Responsible augmentation also depends on access control and governance, because augmentation pipelines are themselves an attack surface. If an attacker or an untrusted contributor can influence how augmentation is performed, they might be able to introduce patterns that act as backdoors. Even well-meaning teams can accidentally create risk if many people can tweak augmentation rules without review. A safer practice is to treat augmentation rules like code that requires review, testing, and approval. You keep change logs, you test on a validation set, and you monitor for unexpected shifts in model behavior after changes. This is the same discipline you apply to security controls and to production systems. When augmentation is treated as a casual data step, it becomes a weak link. When it is treated as a governed transformation, it becomes a controlled tool.
As we close, the main takeaway is that augmentation is powerful, but it must be handled like a security-sensitive operation.

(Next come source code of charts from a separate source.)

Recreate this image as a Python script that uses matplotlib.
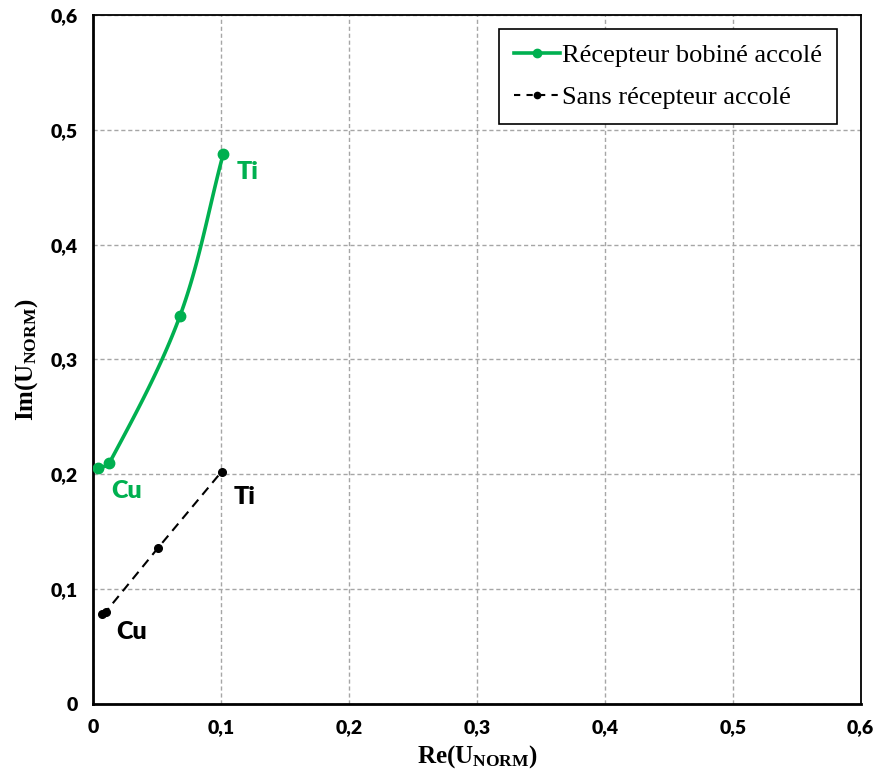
import numpy as np
import matplotlib
matplotlib.use("Agg")
import matplotlib.pyplot as plt
from matplotlib.ticker import FuncFormatter, MultipleLocator

# ---- data ----
green_x = [0.0039, 0.0125, 0.0678, 0.1016]
green_y = [0.2053, 0.2097, 0.338, 0.479]
black_x = [0.0066, 0.0099, 0.0504, 0.1004]
black_y = [0.0784, 0.0804, 0.1356, 0.2024]
green_label = "Récepteur bobiné accolé"
black_label = "Sans récepteur accolé"

GREEN = "#00B050"

plt.rcParams['mathtext.fontset'] = 'custom'
plt.rcParams['mathtext.bf'] = 'Liberation Serif:bold'
plt.rcParams['mathtext.rm'] = 'Liberation Serif:bold'


def smooth(xs, ys, yscale=0.898, n=30):
    # Bezier smoothing with tangents limited to a third of each segment
    P = np.column_stack([np.asarray(xs, float), np.asarray(ys, float) * yscale])
    m = len(P)
    T = np.zeros_like(P)
    for i in range(m):
        a = P[max(i - 1, 0)]
        b = P[min(i + 1, m - 1)]
        d = b - a
        T[i] = d / np.linalg.norm(d)
    out = []
    for i in range(m - 1):
        p1, p2 = P[i], P[i + 1]
        L = np.linalg.norm(p2 - p1)
        c1 = p1 + T[i] * L / 3
        c2 = p2 - T[i + 1] * L / 3
        t = np.linspace(0, 1, n)[:, None]
        seg = ((1 - t) ** 3) * p1 + 3 * ((1 - t) ** 2) * t * c1 + 3 * (1 - t) * t ** 2 * c2 + t ** 3 * p2
        out.append(seg if i == 0 else seg[1:])
    S = np.vstack(out)
    return S[:, 0], S[:, 1] / yscale


fig = plt.figure(figsize=(8.75, 7.76), dpi=100)
ax = fig.add_axes([0.1066, 0.0928, 0.8771, 0.8879])

ax.set_xlim(0, 0.6)
ax.set_ylim(0, 0.6)
ax.xaxis.set_major_locator(MultipleLocator(0.1))
ax.yaxis.set_major_locator(MultipleLocator(0.1))
fmt = FuncFormatter(lambda v, p: "0" if abs(v) < 1e-9 else f"{v:.1f}".replace(".", ","))
ax.xaxis.set_major_formatter(fmt)
ax.yaxis.set_major_formatter(fmt)
ax.grid(True, color="#a6a6a6", linestyle=(0, (3, 2)), linewidth=1.0)
ax.set_axisbelow(True)
for s in ax.spines.values():
    s.set_color("black")
    s.set_linewidth(1.3)
ax.spines['left'].set_linewidth(2.0)
ax.spines['bottom'].set_linewidth(2.0)

ax.tick_params(length=0, pad=11)
for lab in ax.get_xticklabels() + ax.get_yticklabels():
    lab.set_fontfamily("Lato")
    lab.set_fontweight("heavy")
    lab.set_fontsize(14)

# green smoothed curve
sx, sy = smooth(green_x, green_y)
ax.plot(sx, sy, color=GREEN, lw=2.6, solid_capstyle='round', zorder=3)
ax.plot(green_x, green_y, 'o', color=GREEN, ms=7.5, zorder=4)
h1, = ax.plot([], [], '-o', color=GREEN, lw=2.6, ms=6, label=green_label)

ax.plot(black_x, black_y, color="black", lw=1.5, linestyle=(0, (4.5, 3)), zorder=3)
ax.plot(black_x, black_y, 'o', color="black", ms=5.5, zorder=4)
h2, = ax.plot([], [], 'o', color="black", lw=1.5, ms=4.5, linestyle=(0, (3, 3)), label=black_label)

tfont = dict(family="Lato", fontweight="heavy", fontsize=18)
ax.annotate("Ti", xy=(green_x[-1], green_y[-1]), xytext=(24, -18), textcoords="offset pixels",
            ha="center", va="center", color=GREEN, **tfont)
ax.annotate("Cu", xy=(green_x[0], green_y[0]), xytext=(28, -23), textcoords="offset pixels",
            ha="center", va="center", color=GREEN, **tfont)
ax.annotate("Ti", xy=(black_x[-1], black_y[-1]), xytext=(23, -25), textcoords="offset pixels",
            ha="center", va="center", color="black", **tfont)
ax.annotate("Cu", xy=(black_x[0], black_y[0]), xytext=(30, -18), textcoords="offset pixels",
            ha="center", va="center", color="black", **tfont)

leg = ax.legend(handles=[h1, h2], loc="upper right", bbox_to_anchor=(0.969, 0.98),
                borderaxespad=0, prop=dict(family="Liberation Serif", size=19),
                frameon=True, fancybox=False, edgecolor="black", framealpha=1,
                handlelength=1.75, handletextpad=0.1, labelspacing=0.72, borderpad=0.55)
leg.get_frame().set_linewidth(1.2)

ax.set_xlabel(r"$\mathbf{Re(U_{NORM})}$", fontsize=18, labelpad=5)
ax.set_ylabel(r"$\mathbf{Im(U_{NORM})}$", fontsize=18, labelpad=8)

fig.savefig("out.png", dpi=100)
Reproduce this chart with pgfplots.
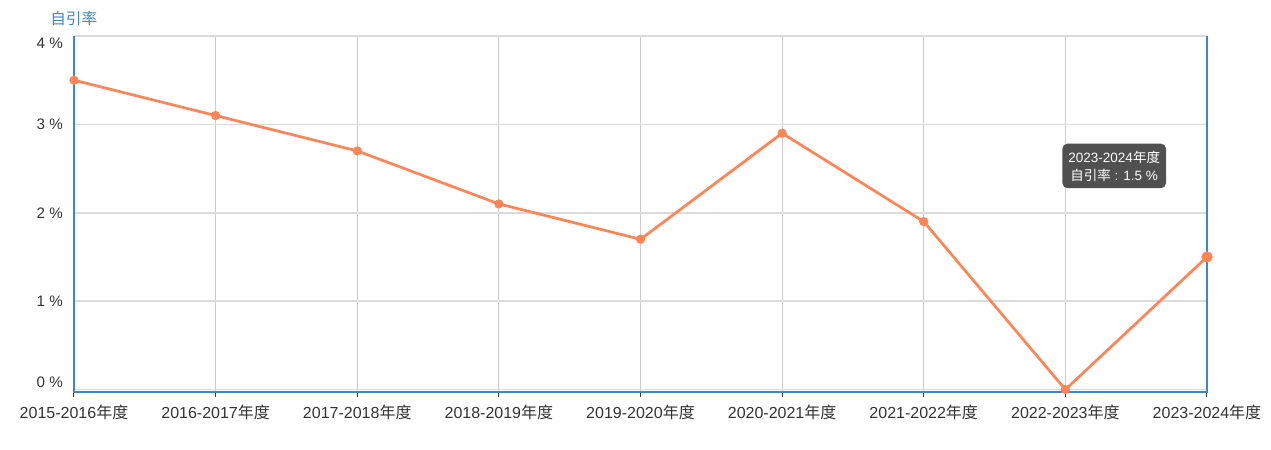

Augment only in ways that preserve security meaning, and avoid transformations that change labels or erase context. Watch for backdoor risk by avoiding uniform patterns that correlate with one label, and watch for skew by managing the proportions of augmented data and testing on realistic, untouched evaluation sets. Keep provenance so you can trace what transformations happened, and govern augmentation rules so they cannot be casually altered or abused. If you do these things, augmentation can help your models handle real-world variability without teaching them unsafe shortcuts. In AI security, that balance is the goal: improve robustness while keeping behavior predictable, explainable, and hard for attackers to manipulate.